My next goal was to try to fit my Electro Harmonics LPB-1 boost. I couldn’t do it.

Now that I am playing with bigger pedalboard ideas (I can’t put the cover on my current pedalboard made from an old violin case). Can I fit the LPB, OhNoHo feedback loop, Boss A/B switch, and control footswitches for my existing pedals (that currently sit next to my pedalboard)? It is going to take some time. First step is to actually design and build a new pedalboard!

Gravity Falls

My family loves this show. So I learned the theme song.

I haven’t got the arpeggio opening down yet, but the tune is wonderful. My kids will just start humming it at random times. It was fun to have them come running into my practice space/office when I started playing it the first time. They were so excited and happy. We laughed and sang! It is a great show.

Update: Here is a link to the tablature for the arpeggios.

Latest Listening

This post is not really about any specific gear, projects, or practice. But it is about some great guitar playing I have heard in the last few days that I have to share! This is a media heavy post.

“Paper Trails” by Darkside on their album Psychic. I put a youtube clip of the song being performed live at the end of the post. It is very long (16 minutes). And the guitar doesn’t really get going until about the 4 minute mark. So if you really want to hear what I loved as soon as I heard it on the radio, listen to it on Sound Cloud here.

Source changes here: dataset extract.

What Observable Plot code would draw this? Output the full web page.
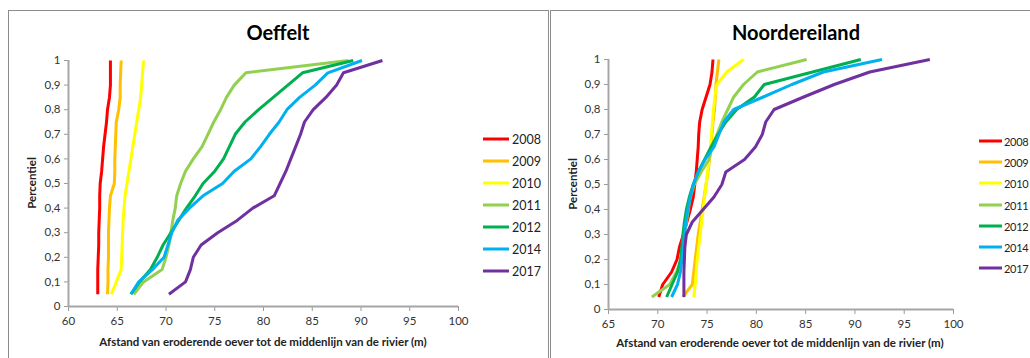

I just love the different sounds created using different pick ups and reverb (and some cool delay or looping, I can’t tell). The singing and the whole feel of the track kind of reminds me of what I love about “Red Right Hand” by Nick Cave and the Bad Seeds. And I’ll admit that I’m more of a Grinderman fan than a Bad Seeds fan. But the guitar tone is what really grabbed me in “Paper Trails.”

The next song is Mavis Staple’s “Every Step” that I heard just this morning on the radio.

Don’t you love that pounding beat? And that opening guitar? The cool baseline? Just fantastic! And Mavis’ voice just has that strength from experience to it. I love listening to her.

And since I said I would, here is a live version of Darkside’s “Paper Trails.”

Bored or relaxed?

This afternoon I plugged my 1974 Epiphone Crestwood ET-275 into my pedalboard, dialed in a great clean tone at a reasonable house volume from my Frenzel Super Sportster Champ amp and homemade 1×12 speaker cabinet with a Celestion Vintage 30 in it. I started with a swelling organ sound through my Electro Harmonix POG2. Then looped it with my Digitech Jamman Solo. I added some basic chords with a perfectly matched tremolo from my Electro Harmonix Pulsar and a little bit of grit with my BBE Green Screamer. Then I added a droning note with my POG2, Boss SD-2, and my Boss DD-7. Then a quick bassline with the POG2. Finally I layered some percussion by tapping my muted strings. Then I turned off all my effects and played simple little scale runs and melodies on top of it.
I left it running on the loop, set down my guitar, checked on the kids, and then found my wife fast asleep on the couch not 15 feet away from my guitar rig.